### Extracted information:
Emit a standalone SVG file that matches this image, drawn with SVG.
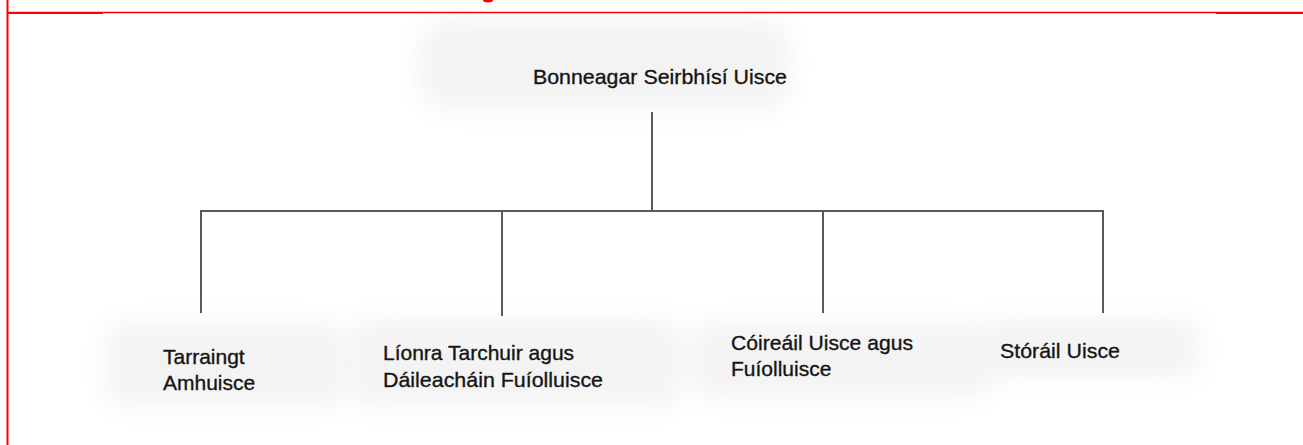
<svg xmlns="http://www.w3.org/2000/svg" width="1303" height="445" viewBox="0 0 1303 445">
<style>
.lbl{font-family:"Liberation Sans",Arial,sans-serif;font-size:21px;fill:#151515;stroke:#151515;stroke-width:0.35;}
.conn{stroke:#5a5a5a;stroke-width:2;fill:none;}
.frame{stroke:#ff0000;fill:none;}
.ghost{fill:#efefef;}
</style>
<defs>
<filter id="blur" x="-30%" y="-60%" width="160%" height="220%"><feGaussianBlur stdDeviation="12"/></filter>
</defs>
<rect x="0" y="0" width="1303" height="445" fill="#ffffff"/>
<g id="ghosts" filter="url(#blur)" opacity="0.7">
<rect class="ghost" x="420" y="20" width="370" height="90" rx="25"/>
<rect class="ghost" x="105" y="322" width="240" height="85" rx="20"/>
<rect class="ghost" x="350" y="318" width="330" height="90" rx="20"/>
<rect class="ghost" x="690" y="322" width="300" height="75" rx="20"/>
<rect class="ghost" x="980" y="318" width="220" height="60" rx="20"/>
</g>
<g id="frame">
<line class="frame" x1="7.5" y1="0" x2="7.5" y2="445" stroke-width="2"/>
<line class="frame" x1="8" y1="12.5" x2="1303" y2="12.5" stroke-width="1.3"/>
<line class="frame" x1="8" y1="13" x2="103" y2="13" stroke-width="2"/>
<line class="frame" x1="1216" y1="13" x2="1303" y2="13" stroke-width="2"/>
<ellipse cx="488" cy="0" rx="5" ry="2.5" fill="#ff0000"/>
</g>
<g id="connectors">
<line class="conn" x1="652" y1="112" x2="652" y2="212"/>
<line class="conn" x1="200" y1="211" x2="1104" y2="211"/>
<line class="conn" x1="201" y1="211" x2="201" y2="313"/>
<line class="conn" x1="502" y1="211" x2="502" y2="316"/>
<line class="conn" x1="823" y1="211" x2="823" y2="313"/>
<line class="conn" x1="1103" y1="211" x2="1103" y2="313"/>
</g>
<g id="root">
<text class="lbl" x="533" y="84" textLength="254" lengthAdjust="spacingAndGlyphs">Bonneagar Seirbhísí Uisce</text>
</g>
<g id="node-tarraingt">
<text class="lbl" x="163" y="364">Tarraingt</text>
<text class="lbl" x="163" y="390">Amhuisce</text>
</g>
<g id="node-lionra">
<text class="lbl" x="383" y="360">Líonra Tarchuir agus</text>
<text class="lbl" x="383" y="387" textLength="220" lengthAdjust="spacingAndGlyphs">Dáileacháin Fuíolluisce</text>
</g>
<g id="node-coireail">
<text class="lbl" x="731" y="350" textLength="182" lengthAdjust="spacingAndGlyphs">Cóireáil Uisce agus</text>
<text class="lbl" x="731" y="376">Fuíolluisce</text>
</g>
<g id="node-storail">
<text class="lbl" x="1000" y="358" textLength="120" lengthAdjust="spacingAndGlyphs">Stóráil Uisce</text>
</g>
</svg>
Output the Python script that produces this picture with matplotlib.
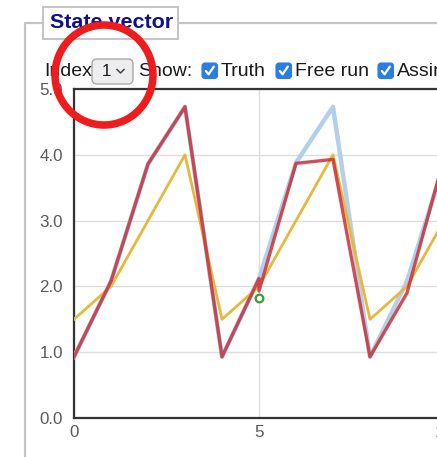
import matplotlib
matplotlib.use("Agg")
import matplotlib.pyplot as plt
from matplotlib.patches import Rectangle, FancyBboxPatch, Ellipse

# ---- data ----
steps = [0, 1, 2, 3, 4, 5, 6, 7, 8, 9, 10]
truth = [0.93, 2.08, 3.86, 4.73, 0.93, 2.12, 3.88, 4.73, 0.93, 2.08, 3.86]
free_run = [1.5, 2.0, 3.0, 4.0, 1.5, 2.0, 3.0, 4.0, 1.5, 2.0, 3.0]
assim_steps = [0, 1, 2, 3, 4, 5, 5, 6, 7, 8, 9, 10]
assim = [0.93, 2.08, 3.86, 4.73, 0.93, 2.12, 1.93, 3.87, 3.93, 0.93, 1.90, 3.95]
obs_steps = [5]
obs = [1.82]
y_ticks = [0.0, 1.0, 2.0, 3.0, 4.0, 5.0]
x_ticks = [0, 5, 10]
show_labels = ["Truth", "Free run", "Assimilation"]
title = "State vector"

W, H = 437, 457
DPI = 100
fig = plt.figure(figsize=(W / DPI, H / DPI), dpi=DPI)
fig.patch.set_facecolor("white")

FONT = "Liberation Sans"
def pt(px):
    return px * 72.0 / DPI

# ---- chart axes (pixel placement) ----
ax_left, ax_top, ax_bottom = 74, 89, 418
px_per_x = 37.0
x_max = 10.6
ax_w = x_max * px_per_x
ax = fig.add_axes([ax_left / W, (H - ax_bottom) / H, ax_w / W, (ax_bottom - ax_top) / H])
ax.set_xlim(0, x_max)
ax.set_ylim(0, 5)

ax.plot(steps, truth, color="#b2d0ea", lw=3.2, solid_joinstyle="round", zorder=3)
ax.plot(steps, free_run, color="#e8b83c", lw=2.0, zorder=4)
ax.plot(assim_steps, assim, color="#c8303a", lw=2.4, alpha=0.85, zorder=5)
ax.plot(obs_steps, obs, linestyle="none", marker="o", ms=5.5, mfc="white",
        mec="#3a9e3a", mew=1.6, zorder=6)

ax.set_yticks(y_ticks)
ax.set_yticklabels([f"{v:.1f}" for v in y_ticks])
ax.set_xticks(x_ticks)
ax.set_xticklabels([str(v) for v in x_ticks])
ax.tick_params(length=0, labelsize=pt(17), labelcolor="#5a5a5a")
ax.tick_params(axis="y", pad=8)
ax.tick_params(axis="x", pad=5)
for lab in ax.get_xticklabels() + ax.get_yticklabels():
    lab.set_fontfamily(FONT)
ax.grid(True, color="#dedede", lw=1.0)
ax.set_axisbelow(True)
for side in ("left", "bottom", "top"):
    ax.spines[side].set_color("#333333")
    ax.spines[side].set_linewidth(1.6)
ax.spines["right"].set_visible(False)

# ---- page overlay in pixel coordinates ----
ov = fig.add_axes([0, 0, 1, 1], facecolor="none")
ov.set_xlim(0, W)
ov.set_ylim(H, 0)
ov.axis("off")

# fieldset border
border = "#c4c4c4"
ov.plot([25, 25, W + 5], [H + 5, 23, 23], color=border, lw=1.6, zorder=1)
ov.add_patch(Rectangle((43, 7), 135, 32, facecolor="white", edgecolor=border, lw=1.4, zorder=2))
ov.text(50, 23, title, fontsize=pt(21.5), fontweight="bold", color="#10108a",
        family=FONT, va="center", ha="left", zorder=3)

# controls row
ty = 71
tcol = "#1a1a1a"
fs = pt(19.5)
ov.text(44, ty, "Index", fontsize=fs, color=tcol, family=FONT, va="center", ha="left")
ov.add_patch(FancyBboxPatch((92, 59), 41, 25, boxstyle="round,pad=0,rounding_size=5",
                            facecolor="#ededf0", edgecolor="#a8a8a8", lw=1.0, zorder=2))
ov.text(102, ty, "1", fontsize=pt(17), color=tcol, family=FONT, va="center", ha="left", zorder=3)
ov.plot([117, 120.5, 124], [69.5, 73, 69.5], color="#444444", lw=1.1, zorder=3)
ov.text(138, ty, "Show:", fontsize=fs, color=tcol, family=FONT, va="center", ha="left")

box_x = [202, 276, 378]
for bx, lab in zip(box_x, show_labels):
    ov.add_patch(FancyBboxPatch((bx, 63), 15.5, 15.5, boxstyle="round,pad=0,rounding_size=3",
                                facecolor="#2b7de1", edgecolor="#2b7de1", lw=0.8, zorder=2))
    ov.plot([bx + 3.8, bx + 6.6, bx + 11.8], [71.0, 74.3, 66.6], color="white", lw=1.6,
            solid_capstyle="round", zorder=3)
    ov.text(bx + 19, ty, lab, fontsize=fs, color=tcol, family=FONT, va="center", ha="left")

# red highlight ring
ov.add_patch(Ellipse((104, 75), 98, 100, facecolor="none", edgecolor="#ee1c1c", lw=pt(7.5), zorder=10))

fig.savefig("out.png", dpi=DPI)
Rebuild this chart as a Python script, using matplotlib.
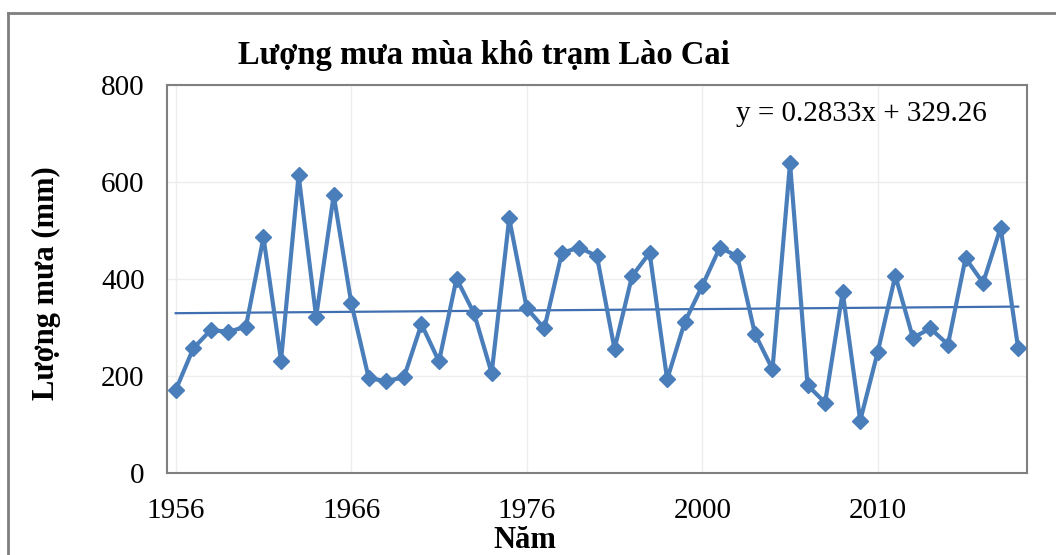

### Exercise details:
Look over the listing. Pull out every line with the string "that" in it.

### Written answer:
Emit a standalone SVG file that matches this image, drawn with SVG.
Output the Python script that produces this picture with matplotlib.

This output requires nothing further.